━━ Dataset section ━━

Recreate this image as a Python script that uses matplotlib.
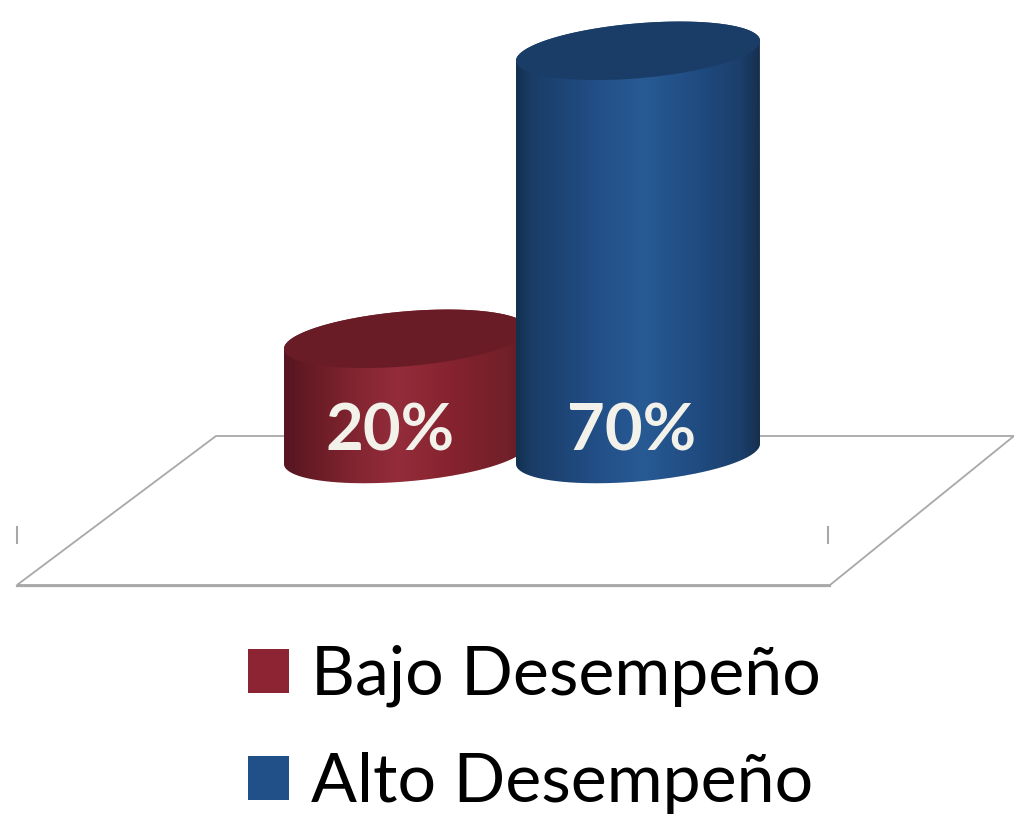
import numpy as np
import matplotlib
matplotlib.use("Agg")
import matplotlib.pyplot as plt
from matplotlib.colors import LinearSegmentedColormap
from matplotlib.patches import Polygon, Patch
from matplotlib.path import Path
from matplotlib.patches import PathPatch

categories = ["Bajo Desempeño", "Alto Desempeño"]
values = [20, 70]
value_labels = ["20%", "70%"]

plt.rcParams["font.family"] = ["Lato", "DejaVu Sans"]

W, H = 1014, 814
BASE_PX = 454
PX_PER_UNIT = 5.76


def Y(px):
    """Figure pixel row -> value units on the y axis."""
    return (BASE_PX - px) / PX_PER_UNIT


fig = plt.figure(figsize=(W / 100, H / 100), dpi=100, facecolor="white")
ax = fig.add_axes([0, 0, 1, 1])
ax.axis("off")

# Floor of the 3-D chart
floor_color = "#a8a8a8"
floor = [(17, 585), (830, 585), (1014, 436), (216, 436)]
ax.add_patch(Polygon([(x, Y(y)) for x, y in floor], closed=True, fill=False,
                     edgecolor=floor_color, linewidth=1.3, zorder=1))
ax.plot([17, 830], [Y(585.5)] * 2, color=floor_color, lw=1.6, zorder=1)
for xt in (17, 828):
    ax.plot([xt, xt], [Y(527), Y(543)], color=floor_color, lw=1.5, zorder=1)

centers = [406, 638]
half_widths = [122, 122]
shear_px = [10, 10]
label_offsets = [-16, -6]
half_minor_px = 27.5
side_stops = [
    [(0.0, "#561620"), (0.12, "#691c26"), (0.33, "#872734"), (0.47, "#942c3a"),
     (0.68, "#86232f"), (0.92, "#71202a"), (1.0, "#5e1a24")],
    [(0.0, "#12304f"), (0.06, "#1a3c66"), (0.3, "#214d84"), (0.52, "#285a94"),
     (0.75, "#1f4b80"), (0.92, "#1c3f6b"), (1.0, "#162f50")],
]
top_colors = ["#6a1c26", "#1a3d68"]
swatch_colors = ["#8c2433", "#215089"]

t = np.linspace(0, 2 * np.pi, 181)
for i, v in enumerate(values):
    cx, a, s = centers[i], half_widths[i], shear_px[i]
    z = 10 + 2 * i
    top_px = BASE_PX - v * PX_PER_UNIT

    def outline(cy, tt):
        return (cx + a * np.cos(tt),
                Y(cy - s * np.cos(tt) - half_minor_px * np.sin(tt)))

    # Side wall: front arc of the base, back arc of the top (hidden by the lid)
    bx, by = outline(BASE_PX, np.linspace(np.pi, 2 * np.pi, 91))
    tx, ty = outline(top_px, np.linspace(0, np.pi, 91))
    side = PathPatch(Path(np.column_stack([np.r_[bx, tx], np.r_[by, ty]])),
                     facecolor="none", edgecolor="none", zorder=z)
    ax.add_patch(side)
    cmap = LinearSegmentedColormap.from_list(f"side{i}", side_stops[i])
    im = ax.imshow(np.linspace(0, 1, 256)[None, :], cmap=cmap, aspect="auto",
                   extent=(cx - a, cx + a, Y(BASE_PX + 40), Y(top_px - 40)),
                   zorder=z, interpolation="bilinear")
    im.set_clip_path(side)

    ex, ey = outline(top_px, t)
    ax.fill(ex, ey, color=top_colors[i], lw=0, zorder=z + 0.5)
    ax.text(cx + label_offsets[i], Y(432), value_labels[i], color="#f2f1ea",
            fontsize=47, fontweight="bold", ha="center", va="center",
            zorder=z + 1)

ax.set_xlim(0, W)
ax.set_ylim(Y(H), Y(0))

handles = [Patch(facecolor=c, edgecolor="none", label=n)
           for c, n in zip(swatch_colors, categories)]
ax.legend(handles=handles, loc="lower left",
          bbox_to_anchor=(248 / W, 1 - 814 / H), frameon=False,
          fontsize=49, borderpad=0, borderaxespad=0, labelspacing=0.66,
          handlelength=0.6, handleheight=0.62, handletextpad=0.33)

fig.savefig("out.png", dpi=100, facecolor="white")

━━━

Your task: Leave the images out and output the remaining material exactly as it stands.

Finished task:
Recreate this image as a Python script that uses matplotlib.
import numpy as np
import matplotlib
matplotlib.use("Agg")
import matplotlib.pyplot as plt
from matplotlib.colors import LinearSegmentedColormap
from matplotlib.patches import Polygon, Patch
from matplotlib.path import Path
from matplotlib.patches import PathPatch

categories = ["Bajo Desempeño", "Alto Desempeño"]
values = [20, 70]
value_labels = ["20%", "70%"]

plt.rcParams["font.family"] = ["Lato", "DejaVu Sans"]

W, H = 1014, 814
BASE_PX = 454
PX_PER_UNIT = 5.76


def Y(px):
    """Figure pixel row -> value units on the y axis."""
    return (BASE_PX - px) / PX_PER_UNIT


fig = plt.figure(figsize=(W / 100, H / 100), dpi=100, facecolor="white")
ax = fig.add_axes([0, 0, 1, 1])
ax.axis("off")

# Floor of the 3-D chart
floor_color = "#a8a8a8"
floor = [(17, 585), (830, 585), (1014, 436), (216, 436)]
ax.add_patch(Polygon([(x, Y(y)) for x, y in floor], closed=True, fill=False,
                     edgecolor=floor_color, linewidth=1.3, zorder=1))
ax.plot([17, 830], [Y(585.5)] * 2, color=floor_color, lw=1.6, zorder=1)
for xt in (17, 828):
    ax.plot([xt, xt], [Y(527), Y(543)], color=floor_color, lw=1.5, zorder=1)

centers = [406, 638]
half_widths = [122, 122]
shear_px = [10, 10]
label_offsets = [-16, -6]
half_minor_px = 27.5
side_stops = [
    [(0.0, "#561620"), (0.12, "#691c26"), (0.33, "#872734"), (0.47, "#942c3a"),
     (0.68, "#86232f"), (0.92, "#71202a"), (1.0, "#5e1a24")],
    [(0.0, "#12304f"), (0.06, "#1a3c66"), (0.3, "#214d84"), (0.52, "#285a94"),
     (0.75, "#1f4b80"), (0.92, "#1c3f6b"), (1.0, "#162f50")],
]
top_colors = ["#6a1c26", "#1a3d68"]
swatch_colors = ["#8c2433", "#215089"]

t = np.linspace(0, 2 * np.pi, 181)
for i, v in enumerate(values):
    cx, a, s = centers[i], half_widths[i], shear_px[i]
    z = 10 + 2 * i
    top_px = BASE_PX - v * PX_PER_UNIT

    def outline(cy, tt):
        return (cx + a * np.cos(tt),
                Y(cy - s * np.cos(tt) - half_minor_px * np.sin(tt)))

    # Side wall: front arc of the base, back arc of the top (hidden by the lid)
    bx, by = outline(BASE_PX, np.linspace(np.pi, 2 * np.pi, 91))
    tx, ty = outline(top_px, np.linspace(0, np.pi, 91))
    side = PathPatch(Path(np.column_stack([np.r_[bx, tx], np.r_[by, ty]])),
                     facecolor="none", edgecolor="none", zorder=z)
    ax.add_patch(side)
    cmap = LinearSegmentedColormap.from_list(f"side{i}", side_stops[i])
    im = ax.imshow(np.linspace(0, 1, 256)[None, :], cmap=cmap, aspect="auto",
                   extent=(cx - a, cx + a, Y(BASE_PX + 40), Y(top_px - 40)),
                   zorder=z, interpolation="bilinear")
    im.set_clip_path(side)

    ex, ey = outline(top_px, t)
    ax.fill(ex, ey, color=top_colors[i], lw=0, zorder=z + 0.5)
    ax.text(cx + label_offsets[i], Y(432), value_labels[i], color="#f2f1ea",
            fontsize=47, fontweight="bold", ha="center", va="center",
            zorder=z + 1)

ax.set_xlim(0, W)
ax.set_ylim(Y(H), Y(0))

handles = [Patch(facecolor=c, edgecolor="none", label=n)
           for c, n in zip(swatch_colors, categories)]
ax.legend(handles=handles, loc="lower left",
          bbox_to_anchor=(248 / W, 1 - 814 / H), frameon=False,
          fontsize=49, borderpad=0, borderaxespad=0, labelspacing=0.66,
          handlelength=0.6, handleheight=0.62, handletextpad=0.33)

fig.savefig("out.png", dpi=100, facecolor="white")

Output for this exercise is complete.